Alongside British Mustard’s power mesh and graphic corsetry, you can rent hand dyed silk puffer jackets from FFTP Studios, undulating multi-textured knits from Lima Rosa, handpainted vintage leather from Redux, and delicate feather-adorned corsets from Ethan Leyland. LOANHOOD is the app for people who are tired of standard order trends and want the creativity and innovation the British fashion scene is famous for. But unlike the British fashion industry at large, LOANHOOD isn’t London-centric in its approach, so you’ll find designers from across the UK on the platform. The three northern founders purposefully set out to make a platform that offers opportunities to all designers wherever they’re based. “You shouldn't have to move to London to be part of the fashion industry, we work with people from Glasgow to Southampton,” says Hall. “There are people in these cool little creative hubs that wanted to be part of fashion but didn't know how to do it. So we were like, ‘Come and learn, let us nurture and work with you, let's give you a platform to be seen.’”

“You shouldn't have to move to London to be part of the fashion industry. We work with people from Glasgow to Southampton. There are people in these cool little creative hubs that wanted to be part of fashion but didn't know how to do it. So we were like, ‘Come and learn, let us nurture and work with you, let's give you a platform to be seen’” – Lucy Hall

“As a sustainability-conscious demi-couture designer, LOANHOOD gives emerging designers like me the opportunity to loan out one-of-kind designs that often would only been worn once for major events It’s creating an income for up-and-coming designers who normally would only have their stuff loaned for free by stylists,” says Leyland. Victoria Jenkins, founder of adaptive fashion brand Unhidden, which joined LOANHOOD in February, is also grateful for the reach that the platform offers, “I'm a small business and I refuse to exploit people or planet which means my costs are higher and I simply can't compete with the high street. [Rental] also opens up Unhidden to the non-disabled community. I use universal design so anyone can wear the clothes, Unhidden isn't just for my community and thanks to LOANHOOD I am alongside other brands in the 'mainstream',” she says.

While the broad reach of brands for rent will appeal to anyone with a taste for fresh talent, the metallic parachute pants, luxe corsets, and print co-ords on the platform are definitely skewed more towards a Gen Z audience, a demographic Hall says is super receptive to the circular economy but needs nudging when it comes to investing more in special pieces, having being raised on rock-bottom fast fashion prices. Rental bridges that gap. “We can organise the logistics better so it’s more accessible to people; having pop-ups in the high street where people can try on, or subscription models. There’s masses of scope for where this can go,” says Hall.

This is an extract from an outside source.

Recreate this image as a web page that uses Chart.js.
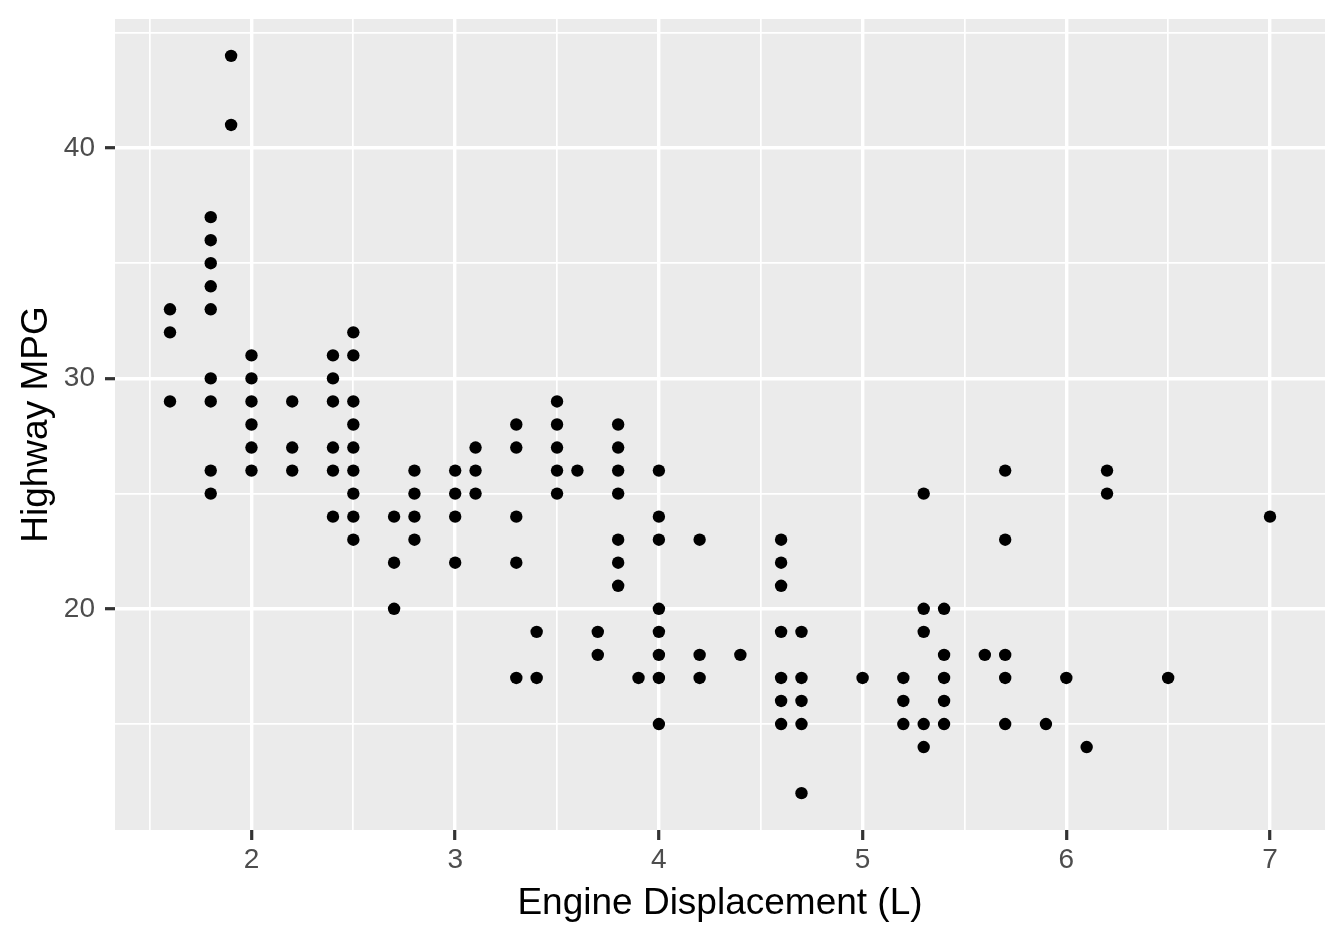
<!DOCTYPE html>
<html>
<head>
<meta charset="utf-8">
<script src="https://cdn.jsdelivr.net/npm/chart.js@4/dist/chart.umd.min.js"></script>
<style>
    html, body { margin: 0; padding: 0; background: #ffffff; }
    #wrap { width: 1344px; height: 940px; }
</style>
</head>
<body>
<div id="wrap"><canvas id="mpg" width="1344" height="940"></canvas></div>
<script>
// engine displacement (L) and highway mpg, one entry per distinct point
var displ = [
    1.6, 1.6, 1.6,
    1.8, 1.8, 1.8, 1.8, 1.8, 1.8, 1.8, 1.8, 1.8,
    1.9, 1.9,
    2.0, 2.0, 2.0, 2.0, 2.0, 2.0,
    2.2, 2.2, 2.2,
    2.4, 2.4, 2.4, 2.4, 2.4, 2.4,
    2.5, 2.5, 2.5, 2.5, 2.5, 2.5, 2.5, 2.5, 2.5,
    2.7, 2.7, 2.7,
    2.8, 2.8, 2.8, 2.8,
    3.0, 3.0, 3.0, 3.0,
    3.1, 3.1, 3.1,
    3.3, 3.3, 3.3, 3.3, 3.3,
    3.4, 3.4,
    3.5, 3.5, 3.5, 3.5, 3.5,
    3.6,
    3.7, 3.7,
    3.8, 3.8, 3.8, 3.8, 3.8, 3.8, 3.8,
    3.9,
    4.0, 4.0, 4.0, 4.0, 4.0, 4.0, 4.0, 4.0,
    4.2, 4.2, 4.2,
    4.4,
    4.6, 4.6, 4.6, 4.6, 4.6, 4.6, 4.6,
    4.7, 4.7, 4.7, 4.7, 4.7,
    5.0,
    5.2, 5.2, 5.2,
    5.3, 5.3, 5.3, 5.3, 5.3,
    5.4, 5.4, 5.4, 5.4, 5.4,
    5.6,
    5.7, 5.7, 5.7, 5.7, 5.7,
    5.9,
    6.0,
    6.1,
    6.2, 6.2,
    6.5,
    7.0
];
var hwy = [
    33, 32, 29,
    37, 36, 35, 34, 33, 30, 29, 26, 25,
    44, 41,
    31, 30, 29, 28, 27, 26,
    29, 27, 26,
    31, 30, 29, 27, 26, 24,
    32, 31, 29, 28, 27, 26, 25, 24, 23,
    24, 22, 20,
    26, 25, 24, 23,
    26, 25, 24, 22,
    27, 26, 25,
    28, 27, 24, 22, 17,
    19, 17,
    29, 28, 27, 26, 25,
    26,
    19, 18,
    28, 27, 26, 25, 23, 22, 21,
    17,
    26, 24, 23, 20, 19, 18, 17, 15,
    23, 18, 17,
    18,
    23, 22, 21, 19, 17, 16, 15,
    19, 17, 16, 15, 12,
    17,
    17, 16, 15,
    25, 20, 19, 15, 14,
    20, 18, 17, 16, 15,
    18,
    26, 23, 18, 17, 15,
    15,
    17,
    14,
    26, 25,
    17,
    24
];

var xMajor = [2, 3, 4, 5, 6, 7];
var xMinor = [1.5, 2.5, 3.5, 4.5, 5.5, 6.5];
var yMajor = [20, 30, 40];
var yMinor = [15, 25, 35, 45];

var points = displ.map((d, i) => ({x: d, y: hwy[i]}));

var isMajor = (axis, v) => (axis == 'x' ? xMajor : yMajor).some((m) => Math.abs(m - v) < 1e-9);
var allTicks = (major, minor) => major.concat(minor).sort((a, b) => a - b).map((v) => ({value: v}));

var panelBg = {
    id: 'panelBg',
    beforeDraw: (chart) => {
        let ctx = chart.ctx, a = chart.chartArea;
        ctx.save();
        ctx.fillStyle = '#ffffff';
        ctx.fillRect(0, 0, chart.width, chart.height);
        ctx.fillStyle = '#EBEBEB';
        ctx.fillRect(a.left, a.top, a.right - a.left, a.bottom - a.top);
        ctx.restore();
    }
};

var gridFor = (axis) => ({
    color: '#ffffff',
    lineWidth: (c) => c.tick && isMajor(axis, c.tick.value) ? 3.4 : 1.7,
    tickColor: (c) => c.tick && isMajor(axis, c.tick.value) ? '#333333' : 'rgba(0,0,0,0)',
    tickWidth: 3.2,
    tickLength: 10,
    drawTicks: true
});

var font = 'Liberation Sans, Arial, Helvetica, sans-serif';

new Chart(document.getElementById('mpg'), {
    type: 'scatter',
    data: {
        datasets: [{
            data: points,
            backgroundColor: '#000000',
            borderWidth: 0,
            pointRadius: 6.2,
            pointHoverRadius: 6.2
        }]
    },
    options: {
        responsive: false,
        animation: false,
        devicePixelRatio: 1,
        layout: {padding: {left: 0, top: 19, right: 19, bottom: 0}},
        plugins: {legend: {display: false}, tooltip: {enabled: false}},
        scales: {
            x: {
                type: 'linear',
                min: 1.33,
                max: 7.27,
                afterBuildTicks: (s) => { s.ticks = allTicks(xMajor, xMinor); },
                afterFit: (s) => { s.height = 110; s.paddingLeft = 0; s.paddingRight = 0; },
                grid: gridFor('x'),
                border: {display: false},
                ticks: {
                    color: '#4D4D4D',
                    font: {family: font, size: 28},
                    padding: 3,
                    maxRotation: 0,
                    autoSkip: false,
                    callback: (v) => isMajor('x', v) ? String(v) : ''
                },
                title: {
                    display: true,
                    text: 'Engine Displacement (L)',
                    color: '#000000',
                    font: {family: font, size: 37},
                    padding: {top: 0, bottom: 14}
                }
            },
            y: {
                type: 'linear',
                min: 10.4,
                max: 45.6,
                afterBuildTicks: (s) => { s.ticks = allTicks(yMajor, yMinor); },
                afterFit: (s) => { s.width = 115; s.paddingTop = 0; s.paddingBottom = 0; },
                grid: gridFor('y'),
                border: {display: false},
                ticks: {
                    color: '#4D4D4D',
                    font: {family: font, size: 28},
                    padding: 10,
                    autoSkip: false,
                    callback: (v) => isMajor('y', v) ? String(v) : ''
                },
                title: {
                    display: true,
                    text: 'Highway MPG',
                    color: '#000000',
                    font: {family: font, size: 37},
                    padding: {top: 15, bottom: 0}
                }
            }
        }
    },
    plugins: [panelBg]
});
</script>
</body>
</html>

To that end, LOANHOOD has expansion in its sights after fundraising last year, which involved the founders self-training in the complex language and specifics of the investment world. The plan is relaunching the website, hosting in-store swaps and moving into resale in an attempt to become a one-stop shop for the circular fashion economy. “We could go and just get jobs, but actually we want to make a difference in the world. So we have to put everything on the line to do that, but we know we can make a massive impact,” says Hall.